** Start **
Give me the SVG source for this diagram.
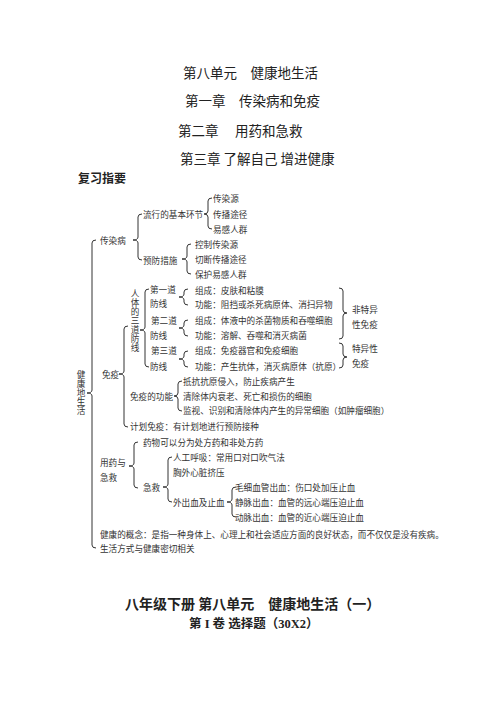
<svg xmlns="http://www.w3.org/2000/svg" width="502" height="708" viewBox="0 0 502 708">
<style>
.t{font-family:"Noto Sans CJK SC","Noto Sans",sans-serif;fill:#222;dominant-baseline:central}
.h{font-size:13.5px}
.s{font-size:8.6px;fill:#333}
.v{writing-mode:vertical-rl;letter-spacing:0.4px}
.b{font-weight:bold}
.br{fill:none;stroke:#333;stroke-width:1}
</style>
<rect width="502" height="708" fill="#fff"/>
<g id="titles">
<text class="t h" x="183" y="72">第八单元　健康地生活</text>
<text class="t h" x="185" y="100">第一章　传染病和免疫</text>
<text class="t h" x="178" y="130">第二章　 用药和急救</text>
<text class="t h" x="180" y="158">第三章 了解自己 增进健康</text>
<text class="t b" x="78" y="177" font-size="12">复习指要</text>
</g>
<g id="connectors">
<path class="br" d="M96,240 Q92,240 92,243 L92,390 Q92,393 87,393 Q92,393 92,396 L92,545 Q92,548 96,548"/>
<path class="br" d="M142,214 Q138,214 138,217 L138,237 Q138,240 133,240 Q138,240 138,243 L138,257 Q138,260 142,260"/>
<path class="br" d="M212,198 Q208,198 208,201 L208,211 Q208,214 204,214 Q208,214 208,217 L208,226 Q208,229 212,229"/>
<path class="br" d="M191,244 Q187,244 187,247 L187,256 Q187,259 182,259 Q187,259 187,262 L187,271 Q187,274 191,274"/>
<path class="br" d="M128,326 Q124,326 124,329 L124,371 Q124,374 119,374 Q124,374 124,377 L124,424 Q124,427 128,427"/>
<path class="br" d="M149,289 Q145,289 145,292 L145,327 Q145,330 140,330 Q145,330 145,333 L145,364 Q145,367 149,367"/>
<path class="br" d="M188,289 Q184,289 184,292 L184,294 Q184,297 179,297 Q184,297 184,300 L184,302 Q184,305 188,305"/>
<path class="br" d="M188,320 Q184,320 184,323 L184,325 Q184,328 179,328 Q184,328 184,331 L184,333 Q184,336 188,336"/>
<path class="br" d="M188,351 Q184,351 184,354 L184,356 Q184,359 179,359 Q184,359 184,362 L184,364 Q184,367 188,367"/>
<path class="br" d="M182,381 Q178,381 178,384 L178,393 Q178,396 174,396 Q178,396 178,399 L178,408 Q178,411 182,411"/>
<path class="br" d="M138,442 Q134,442 134,445 L134,463 Q134,466 129,466 Q134,466 134,469 L134,485 Q134,488 138,488"/>
<path class="br" d="M172,457 Q168,457 168,460 L168,484 Q168,487 163,487 Q168,487 168,490 L168,499 Q168,502 172,502"/>
<path class="br" d="M236,487 Q232,487 232,490 L232,499 Q232,502 227,502 Q232,502 232,505 L232,514 Q232,517 236,517"/>
<path class="br" d="M339,288 Q343,288 343,291 L343,310 Q343,313 347,313 Q343,313 343,316 L343,336 Q343,339 339,339"/>
<path class="br" d="M339,343 Q343,343 343,346 L343,354 Q343,357 347,357 Q343,357 343,360 L343,365 Q343,368 339,368"/>
</g>
<g id="root">
<text class="t s v" x="81" y="370.7">健康地生活</text>
</g>
<g id="n-infect">
<text class="t s" x="100" y="240">传染病</text>
<text class="t s" x="143" y="214">流行的基本环节</text>
<text class="t s" x="213" y="198">传染源</text>
<text class="t s" x="213" y="214">传播途径</text>
<text class="t s" x="213" y="229">易感人群</text>
<text class="t s" x="143" y="260">预防措施</text>
<text class="t s" x="195" y="244">控制传染源</text>
<text class="t s" x="195" y="259">切断传播途径</text>
<text class="t s" x="195" y="274">保护易感人群</text>
</g>
<g id="n-immune">
<text class="t s" x="102" y="374">免疫</text>
<text class="t s v" x="135" y="289.7">人体的三道防线</text>
<text class="t s" x="150" y="289">第一道</text>
<text class="t s" x="150" y="303">防线</text>
<text class="t s" x="151" y="320">第二道</text>
<text class="t s" x="150" y="335">防线</text>
<text class="t s" x="151" y="350">第三道</text>
<text class="t s" x="150" y="366">防线</text>
<text class="t s" x="195" y="290">组成：皮肤和粘膜</text>
<text class="t s" x="195" y="304">功能：阻挡或杀死病原体、消扫异物</text>
<text class="t s" x="195" y="320">组成：体液中的杀菌物质和吞噬细胞</text>
<text class="t s" x="195" y="335">功能：溶解、吞噬和消灭病菌</text>
<text class="t s" x="195" y="350">组成：免疫器官和免疫细胞</text>
<text class="t s" x="195" y="366">功能：产生抗体，消灭病原体（抗原）</text>
<text class="t s" x="352" y="309">非特异</text>
<text class="t s" x="352" y="324">性免疫</text>
<text class="t s" x="352" y="348">特异性</text>
<text class="t s" x="352" y="363">免疫</text>
<text class="t s" x="130" y="396">免疫的功能</text>
<text class="t s" x="183" y="381">抵抗抗原侵入，防止疾病产生</text>
<text class="t s" x="183" y="396">清除体内衰老、死亡和损伤的细胞</text>
<text class="t s" x="183" y="410">监视、识别和清除体内产生的异常细胞（如肿瘤细胞）</text>
<text class="t s" x="130" y="426">计划免疫：有计划地进行预防接种</text>
</g>
<g id="n-drug">
<text class="t s" x="100" y="462">用药与</text>
<text class="t s" x="100" y="477">急救</text>
<text class="t s" x="143" y="442">药物可以分为处方药和非处方药</text>
<text class="t s" x="143" y="487">急救</text>
<text class="t s" x="173" y="457">人工呼吸：常用口对口吹气法</text>
<text class="t s" x="173" y="472">胸外心脏挤压</text>
<text class="t s" x="173" y="502">外出血及止血</text>
<text class="t s" x="235" y="487">毛细血管出血：伤口处加压止血</text>
<text class="t s" x="235" y="502">静脉出血：血管的远心端压迫止血</text>
<text class="t s" x="235" y="517">动脉出血：血管的近心端压迫止血</text>
</g>
<g id="n-health">
<text class="t s" x="100" y="534">健康的概念：是指一种身体上、心理上和社会适应方面的良好状态，而不仅仅是没有疾病。</text>
<text class="t s" x="100" y="548">生活方式与健康密切相关</text>
</g>
<g id="footer">
<text class="t b" x="125" y="603" font-size="14">八年级下册 第八单元　健康地生活（一）</text>
<text class="t b" x="189" y="624" font-size="12.5" style="font-family:'Liberation Serif','Noto Sans CJK SC',serif">第 I 卷 选择题（30X2）</text>
</g>
</svg>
** End **
◆ **What is being asked**
Write out each line of the data exactly; the images should be left out.

◆ **Task output**
Give me the SVG source for this diagram.
<svg xmlns="http://www.w3.org/2000/svg" width="502" height="708" viewBox="0 0 502 708">
<style>
.t{font-family:"Noto Sans CJK SC","Noto Sans",sans-serif;fill:#222;dominant-baseline:central}
.h{font-size:13.5px}
.s{font-size:8.6px;fill:#333}
.v{writing-mode:vertical-rl;letter-spacing:0.4px}
.b{font-weight:bold}
.br{fill:none;stroke:#333;stroke-width:1}
</style>
<rect width="502" height="708" fill="#fff"/>
<g id="titles">
<text class="t h" x="183" y="72">第八单元　健康地生活</text>
<text class="t h" x="185" y="100">第一章　传染病和免疫</text>
<text class="t h" x="178" y="130">第二章　 用药和急救</text>
<text class="t h" x="180" y="158">第三章 了解自己 增进健康</text>
<text class="t b" x="78" y="177" font-size="12">复习指要</text>
</g>
<g id="connectors">
<path class="br" d="M96,240 Q92,240 92,243 L92,390 Q92,393 87,393 Q92,393 92,396 L92,545 Q92,548 96,548"/>
<path class="br" d="M142,214 Q138,214 138,217 L138,237 Q138,240 133,240 Q138,240 138,243 L138,257 Q138,260 142,260"/>
<path class="br" d="M212,198 Q208,198 208,201 L208,211 Q208,214 204,214 Q208,214 208,217 L208,226 Q208,229 212,229"/>
<path class="br" d="M191,244 Q187,244 187,247 L187,256 Q187,259 182,259 Q187,259 187,262 L187,271 Q187,274 191,274"/>
<path class="br" d="M128,326 Q124,326 124,329 L124,371 Q124,374 119,374 Q124,374 124,377 L124,424 Q124,427 128,427"/>
<path class="br" d="M149,289 Q145,289 145,292 L145,327 Q145,330 140,330 Q145,330 145,333 L145,364 Q145,367 149,367"/>
<path class="br" d="M188,289 Q184,289 184,292 L184,294 Q184,297 179,297 Q184,297 184,300 L184,302 Q184,305 188,305"/>
<path class="br" d="M188,320 Q184,320 184,323 L184,325 Q184,328 179,328 Q184,328 184,331 L184,333 Q184,336 188,336"/>
<path class="br" d="M188,351 Q184,351 184,354 L184,356 Q184,359 179,359 Q184,359 184,362 L184,364 Q184,367 188,367"/>
<path class="br" d="M182,381 Q178,381 178,384 L178,393 Q178,396 174,396 Q178,396 178,399 L178,408 Q178,411 182,411"/>
<path class="br" d="M138,442 Q134,442 134,445 L134,463 Q134,466 129,466 Q134,466 134,469 L134,485 Q134,488 138,488"/>
<path class="br" d="M172,457 Q168,457 168,460 L168,484 Q168,487 163,487 Q168,487 168,490 L168,499 Q168,502 172,502"/>
<path class="br" d="M236,487 Q232,487 232,490 L232,499 Q232,502 227,502 Q232,502 232,505 L232,514 Q232,517 236,517"/>
<path class="br" d="M339,288 Q343,288 343,291 L343,310 Q343,313 347,313 Q343,313 343,316 L343,336 Q343,339 339,339"/>
<path class="br" d="M339,343 Q343,343 343,346 L343,354 Q343,357 347,357 Q343,357 343,360 L343,365 Q343,368 339,368"/>
</g>
<g id="root">
<text class="t s v" x="81" y="370.7">健康地生活</text>
</g>
<g id="n-infect">
<text class="t s" x="100" y="240">传染病</text>
<text class="t s" x="143" y="214">流行的基本环节</text>
<text class="t s" x="213" y="198">传染源</text>
<text class="t s" x="213" y="214">传播途径</text>
<text class="t s" x="213" y="229">易感人群</text>
<text class="t s" x="143" y="260">预防措施</text>
<text class="t s" x="195" y="244">控制传染源</text>
<text class="t s" x="195" y="259">切断传播途径</text>
<text class="t s" x="195" y="274">保护易感人群</text>
</g>
<g id="n-immune">
<text class="t s" x="102" y="374">免疫</text>
<text class="t s v" x="135" y="289.7">人体的三道防线</text>
<text class="t s" x="150" y="289">第一道</text>
<text class="t s" x="150" y="303">防线</text>
<text class="t s" x="151" y="320">第二道</text>
<text class="t s" x="150" y="335">防线</text>
<text class="t s" x="151" y="350">第三道</text>
<text class="t s" x="150" y="366">防线</text>
<text class="t s" x="195" y="290">组成：皮肤和粘膜</text>
<text class="t s" x="195" y="304">功能：阻挡或杀死病原体、消扫异物</text>
<text class="t s" x="195" y="320">组成：体液中的杀菌物质和吞噬细胞</text>
<text class="t s" x="195" y="335">功能：溶解、吞噬和消灭病菌</text>
<text class="t s" x="195" y="350">组成：免疫器官和免疫细胞</text>
<text class="t s" x="195" y="366">功能：产生抗体，消灭病原体（抗原）</text>
<text class="t s" x="352" y="309">非特异</text>
<text class="t s" x="352" y="324">性免疫</text>
<text class="t s" x="352" y="348">特异性</text>
<text class="t s" x="352" y="363">免疫</text>
<text class="t s" x="130" y="396">免疫的功能</text>
<text class="t s" x="183" y="381">抵抗抗原侵入，防止疾病产生</text>
<text class="t s" x="183" y="396">清除体内衰老、死亡和损伤的细胞</text>
<text class="t s" x="183" y="410">监视、识别和清除体内产生的异常细胞（如肿瘤细胞）</text>
<text class="t s" x="130" y="426">计划免疫：有计划地进行预防接种</text>
</g>
<g id="n-drug">
<text class="t s" x="100" y="462">用药与</text>
<text class="t s" x="100" y="477">急救</text>
<text class="t s" x="143" y="442">药物可以分为处方药和非处方药</text>
<text class="t s" x="143" y="487">急救</text>
<text class="t s" x="173" y="457">人工呼吸：常用口对口吹气法</text>
<text class="t s" x="173" y="472">胸外心脏挤压</text>
<text class="t s" x="173" y="502">外出血及止血</text>
<text class="t s" x="235" y="487">毛细血管出血：伤口处加压止血</text>
<text class="t s" x="235" y="502">静脉出血：血管的远心端压迫止血</text>
<text class="t s" x="235" y="517">动脉出血：血管的近心端压迫止血</text>
</g>
<g id="n-health">
<text class="t s" x="100" y="534">健康的概念：是指一种身体上、心理上和社会适应方面的良好状态，而不仅仅是没有疾病。</text>
<text class="t s" x="100" y="548">生活方式与健康密切相关</text>
</g>
<g id="footer">
<text class="t b" x="125" y="603" font-size="14">八年级下册 第八单元　健康地生活（一）</text>
<text class="t b" x="189" y="624" font-size="12.5" style="font-family:'Liberation Serif','Noto Sans CJK SC',serif">第 I 卷 选择题（30X2）</text>
</g>
</svg>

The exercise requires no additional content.